Aim:
In the lines below, output everything from the first line through the line containing "(0,0) rectangle (1239,450);" exactly as it is. Pictures are not part of the output.

— Start —

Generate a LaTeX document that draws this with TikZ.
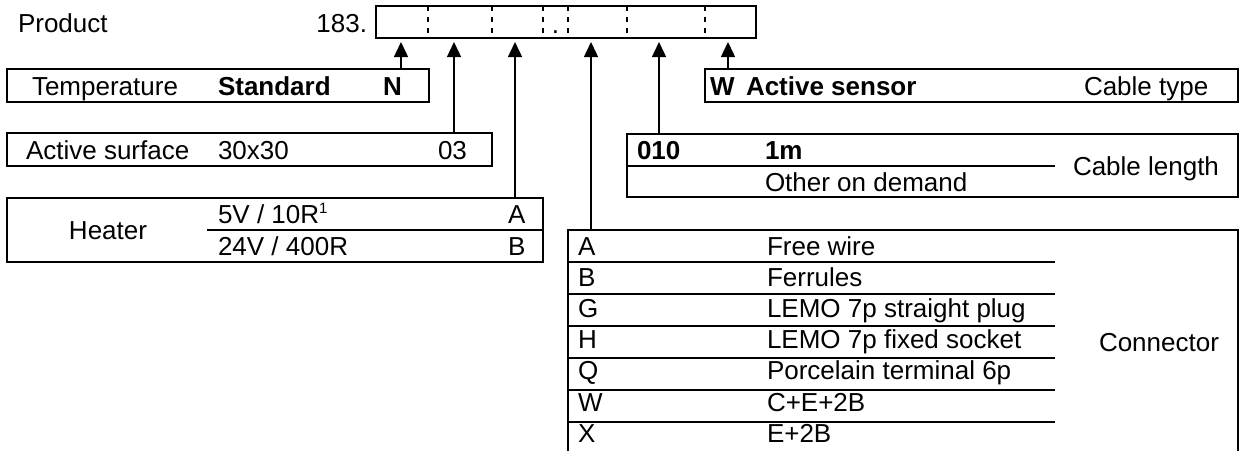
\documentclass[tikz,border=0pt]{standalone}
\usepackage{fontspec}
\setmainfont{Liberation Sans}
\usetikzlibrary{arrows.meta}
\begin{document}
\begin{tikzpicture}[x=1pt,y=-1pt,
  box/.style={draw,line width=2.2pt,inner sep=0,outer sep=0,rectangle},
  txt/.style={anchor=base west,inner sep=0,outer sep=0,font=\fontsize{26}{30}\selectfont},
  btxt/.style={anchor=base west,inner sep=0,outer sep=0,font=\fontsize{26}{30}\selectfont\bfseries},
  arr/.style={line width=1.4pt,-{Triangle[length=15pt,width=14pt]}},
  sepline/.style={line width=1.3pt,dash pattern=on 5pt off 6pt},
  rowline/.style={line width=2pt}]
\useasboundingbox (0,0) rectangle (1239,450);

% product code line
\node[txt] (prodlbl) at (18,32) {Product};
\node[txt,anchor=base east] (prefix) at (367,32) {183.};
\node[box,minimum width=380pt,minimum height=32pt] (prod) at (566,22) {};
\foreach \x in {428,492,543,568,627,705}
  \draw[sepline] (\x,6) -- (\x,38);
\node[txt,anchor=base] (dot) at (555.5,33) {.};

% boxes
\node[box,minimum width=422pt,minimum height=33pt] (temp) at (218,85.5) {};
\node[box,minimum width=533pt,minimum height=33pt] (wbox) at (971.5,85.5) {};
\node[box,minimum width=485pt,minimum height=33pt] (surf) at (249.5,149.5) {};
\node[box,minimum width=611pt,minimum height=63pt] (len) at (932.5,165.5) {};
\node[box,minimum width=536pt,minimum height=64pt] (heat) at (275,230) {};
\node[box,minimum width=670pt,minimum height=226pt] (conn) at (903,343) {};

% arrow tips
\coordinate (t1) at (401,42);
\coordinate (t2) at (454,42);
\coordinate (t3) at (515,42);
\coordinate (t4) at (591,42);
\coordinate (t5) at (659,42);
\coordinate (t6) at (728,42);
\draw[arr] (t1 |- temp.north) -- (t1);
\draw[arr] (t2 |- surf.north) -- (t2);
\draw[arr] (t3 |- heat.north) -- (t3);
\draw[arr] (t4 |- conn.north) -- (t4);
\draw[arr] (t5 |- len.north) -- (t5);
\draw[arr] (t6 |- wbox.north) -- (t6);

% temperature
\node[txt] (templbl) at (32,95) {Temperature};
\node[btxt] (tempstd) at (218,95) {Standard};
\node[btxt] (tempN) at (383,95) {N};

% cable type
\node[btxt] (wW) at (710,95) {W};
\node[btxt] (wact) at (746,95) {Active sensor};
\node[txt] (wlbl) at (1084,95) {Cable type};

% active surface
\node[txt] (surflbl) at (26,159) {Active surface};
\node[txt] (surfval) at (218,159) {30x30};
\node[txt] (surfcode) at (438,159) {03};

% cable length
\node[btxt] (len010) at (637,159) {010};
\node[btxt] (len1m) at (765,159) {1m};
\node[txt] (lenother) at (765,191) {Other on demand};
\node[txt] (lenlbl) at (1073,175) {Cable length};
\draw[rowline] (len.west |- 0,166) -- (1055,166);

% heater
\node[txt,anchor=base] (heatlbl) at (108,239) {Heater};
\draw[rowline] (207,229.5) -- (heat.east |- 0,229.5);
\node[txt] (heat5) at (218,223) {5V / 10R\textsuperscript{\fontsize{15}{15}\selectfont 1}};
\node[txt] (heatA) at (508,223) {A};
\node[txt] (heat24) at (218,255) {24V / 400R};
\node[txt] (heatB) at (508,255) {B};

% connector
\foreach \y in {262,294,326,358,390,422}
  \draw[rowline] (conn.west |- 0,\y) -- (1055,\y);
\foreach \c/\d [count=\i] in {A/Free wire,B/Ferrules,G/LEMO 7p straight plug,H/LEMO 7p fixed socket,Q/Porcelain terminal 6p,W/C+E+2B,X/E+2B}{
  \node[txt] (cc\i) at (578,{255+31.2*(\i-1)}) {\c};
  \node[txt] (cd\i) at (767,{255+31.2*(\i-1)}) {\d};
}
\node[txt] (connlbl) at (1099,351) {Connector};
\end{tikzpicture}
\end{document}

— End —

Response below:
Generate a LaTeX document that draws this with TikZ.
\documentclass[tikz,border=0pt]{standalone}
\usepackage{fontspec}
\setmainfont{Liberation Sans}
\usetikzlibrary{arrows.meta}
\begin{document}
\begin{tikzpicture}[x=1pt,y=-1pt,
  box/.style={draw,line width=2.2pt,inner sep=0,outer sep=0,rectangle},
  txt/.style={anchor=base west,inner sep=0,outer sep=0,font=\fontsize{26}{30}\selectfont},
  btxt/.style={anchor=base west,inner sep=0,outer sep=0,font=\fontsize{26}{30}\selectfont\bfseries},
  arr/.style={line width=1.4pt,-{Triangle[length=15pt,width=14pt]}},
  sepline/.style={line width=1.3pt,dash pattern=on 5pt off 6pt},
  rowline/.style={line width=2pt}]
\useasboundingbox (0,0) rectangle (1239,450);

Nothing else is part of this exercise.